Il cibo italiano come patrimonio culturale; avresti mai pensato di raggiungere questo obiettivo quando hai cominciato vent’anni fa a lavorarci?
“Ti confesso che si, che quello era l’obiettivo a cui volevo arrivare. Nel 2008, quando andavo in trasmissioni come Occhio alla spesa ancora nessuno conosceva la differenza dettata dal simbolo europeo, poi iniziai a fare il consulente di Linea Verde e, infine, con l’EXPO nel 2015 siamo arrivati all’obiettivo di affermare il cibo italiano come patrimonio culturale. Ora ci attendono nuove sfide”.
Quali sono?
“Una in principal modo: legare la ricerca scientifica alle DOP e IGP. Abbiamo fatto, di recente, Italia Next DOP, il primo Simposio Scientifico delle filiere DOP e IGP, dove sono stati presentati 90 progetti di ricerca su queste filiere. Siamo di fronte a un momento di grande evoluzione dell'agroalimentare italiano. Oltre alla sfida della transizione ecologica, dobbiamo affrontare vari attacchi internazionali e, in questo contesto, la ricerca ci ha mostrato, con questa prima edizione del Simposio, una nuova visione della qualità e come le filiere dovranno evolversi per rimanere leader sui mercati. Nel 2050, con la crisi ambientale che sta avanzando velocemente, se non si farà nulla, nelle terre senesi forse non si potrà più fare il Brunello, ad esempio. Occorre quindi diventare parte attiva nella ricerca. In questo i Consorzi possono e devono avere visione: non limitarsi alla tutela ma investire nella ricerca. Così come sul Nutriscore occorre dare risposte e non fare semplici proteste. Il mio obiettivo, in questo, è creare uno strumento di divulgazione scientifica, accessibile come linguaggio, utile per i produttori, essenziale per le persone che tengono alla qualità e alla cultura”.

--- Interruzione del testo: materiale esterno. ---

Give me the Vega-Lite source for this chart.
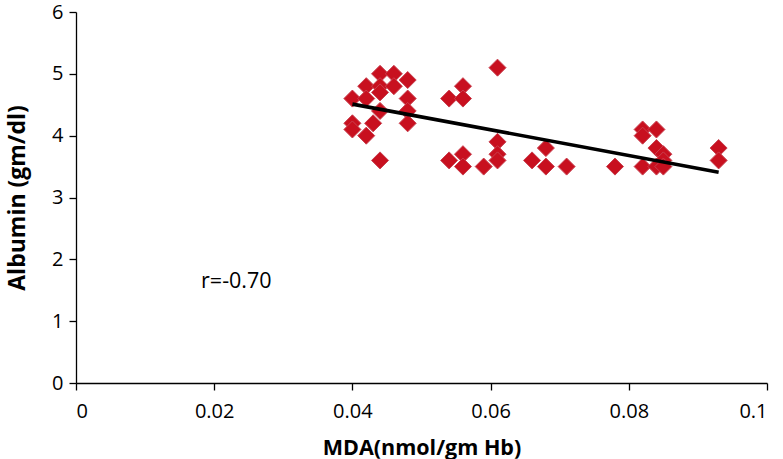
{
  "$schema": "https://vega.github.io/schema/vega-lite/v6.json",
  "width": 691,
  "height": 371,
  "autosize": {"type": "none"},
  "padding": {"left": 76, "top": 12, "right": 16, "bottom": 76},
  "background": "white",
  "config": {
    "view": {"stroke": null},
    "font": "Open Sans",
    "axis": {
      "grid": false,
      "domainColor": "#000000",
      "domainWidth": 1.3,
      "tickColor": "#000000",
      "tickWidth": 1.3,
      "tickSize": 7,
      "labelFont": "Open Sans",
      "labelFontSize": 20,
      "labelColor": "#000000",
      "titleFont": "Open Sans",
      "titleFontWeight": "bold",
      "titleColor": "#000000"
    }
  },
  "datasets": {
    "points": [
      {"mda": 0.061, "alb": 5.1},
      {"mda": 0.044, "alb": 5.0},
      {"mda": 0.046, "alb": 5.0},
      {"mda": 0.048, "alb": 4.9},
      {"mda": 0.042, "alb": 4.8},
      {"mda": 0.044, "alb": 4.8},
      {"mda": 0.046, "alb": 4.8},
      {"mda": 0.056, "alb": 4.8},
      {"mda": 0.044, "alb": 4.7},
      {"mda": 0.040, "alb": 4.6},
      {"mda": 0.042, "alb": 4.6},
      {"mda": 0.048, "alb": 4.6},
      {"mda": 0.054, "alb": 4.6},
      {"mda": 0.056, "alb": 4.6},
      {"mda": 0.044, "alb": 4.4},
      {"mda": 0.048, "alb": 4.4},
      {"mda": 0.043, "alb": 4.2},
      {"mda": 0.040, "alb": 4.2},
      {"mda": 0.048, "alb": 4.2},
      {"mda": 0.040, "alb": 4.1},
      {"mda": 0.042, "alb": 4.0},
      {"mda": 0.044, "alb": 3.6},
      {"mda": 0.061, "alb": 3.9},
      {"mda": 0.061, "alb": 3.7},
      {"mda": 0.061, "alb": 3.6},
      {"mda": 0.054, "alb": 3.6},
      {"mda": 0.056, "alb": 3.7},
      {"mda": 0.056, "alb": 3.5},
      {"mda": 0.059, "alb": 3.5},
      {"mda": 0.066, "alb": 3.6},
      {"mda": 0.068, "alb": 3.8},
      {"mda": 0.068, "alb": 3.5},
      {"mda": 0.071, "alb": 3.5},
      {"mda": 0.078, "alb": 3.5},
      {"mda": 0.082, "alb": 4.1},
      {"mda": 0.082, "alb": 4.0},
      {"mda": 0.084, "alb": 4.1},
      {"mda": 0.084, "alb": 3.8},
      {"mda": 0.085, "alb": 3.7},
      {"mda": 0.085, "alb": 3.6},
      {"mda": 0.082, "alb": 3.5},
      {"mda": 0.084, "alb": 3.5},
      {"mda": 0.085, "alb": 3.5},
      {"mda": 0.093, "alb": 3.8},
      {"mda": 0.093, "alb": 3.6}
    ],
    "trend": [
      {"mda": 0.040, "alb": 4.51},
      {"mda": 0.093, "alb": 3.41}
    ],
    "note": [
      {"mda": 0.0232, "alb": 1.64, "label": "r=-0.70"}
    ]
  },
  "layer": [
    {
      "data": {"name": "points"},
      "mark": {"type": "point", "shape": "diamond", "filled": true, "size": 290, "color": "#C8101F", "stroke": "#C8404F", "strokeWidth": 1, "opacity": 1},
      "encoding": {
        "x": {"field": "mda", "type": "quantitative", "scale": {"domain": [0, 0.1], "nice": false},
              "axis": {"values": [0, 0.02, 0.04, 0.06, 0.08, 0.1], "format": "~g", "title": "MDA(nmol/gm Hb)", "titleFontSize": 21.5, "labelPadding": 11, "titlePadding": 16}},
        "y": {"field": "alb", "type": "quantitative", "scale": {"domain": [0, 6], "nice": false},
              "axis": {"values": [0, 1, 2, 3, 4, 5, 6], "format": "~g", "title": "Albumin (gm/dl)", "titleFontSize": 23, "labelPadding": 6, "titlePadding": 22}}
      }
    },
    {
      "data": {"name": "trend"},
      "mark": {"type": "line", "color": "#000000", "strokeWidth": 3.6},
      "encoding": {
        "x": {"field": "mda", "type": "quantitative"},
        "y": {"field": "alb", "type": "quantitative"}
      }
    },
    {
      "data": {"name": "note"},
      "mark": {"type": "text", "fontSize": 21.5, "font": "Open Sans", "color": "#000000", "align": "center", "baseline": "middle"},
      "encoding": {
        "x": {"field": "mda", "type": "quantitative"},
        "y": {"field": "alb", "type": "quantitative"},
        "text": {"field": "label"}
      }
    }
  ]
}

Un’ultima domanda: quanto incide il marchio DOP e IGP nella ristorazione e quale ruolo possono avere i distributori di foodservice nella sua affermazione nel canale horeca?
“Avere nel menu di un ristorante prodotti a Denominazione è un vanto e fa chiarezza estrema sull’ingrediente. Una delle richieste maggiori da parte degli ospiti di un ristorante è: da dove provengono le materie prime. Bene, se un prodotto è DOP o IGP capirne la provenienza è molto semplice, inoltre permette al ristoratore di raccontarne la storia. L’imprenditore che fa ristorazione è stato molto bravo sul vino nel corso degli anni ma è stato aiutato proprio dal fatto che quei vini avessero una denominazione. Ora può diventare un grande testimonial anche di altri prodotti. Penso all’olio extravergine, un prodotto davvero simbolo del nostro Paese, del benessere delle persone. Oggi c’è un approccio quasi dilettantesco, lo si considera ancora solo come costo mentre la ristorazione potrebbe fare moltissimo per affermare una cultura dell’olio”.
E il distributore come può valorizzare un prodotto DOP o IGP?
“Lo può fare creando un format di presentazione e di vendita preciso e distinguibile. La formazione, per fare questo, è un elemento essenziale e da parte nostra abbiamo gli strumenti per permettere di capire meglio questo comparto. La narrazione, nel momento in cui si propone un prodotto a Denominazione, è un fattore molto importante che supera ogni logica di prezzo. Raccontare una progettualità di filiera e tenere ben fermo il tema della cultura alimentare può diventare uno straordinario aiuto a tutto il comparto e trasformarsi in un piacere per gli ospiti stessi del ristorante”.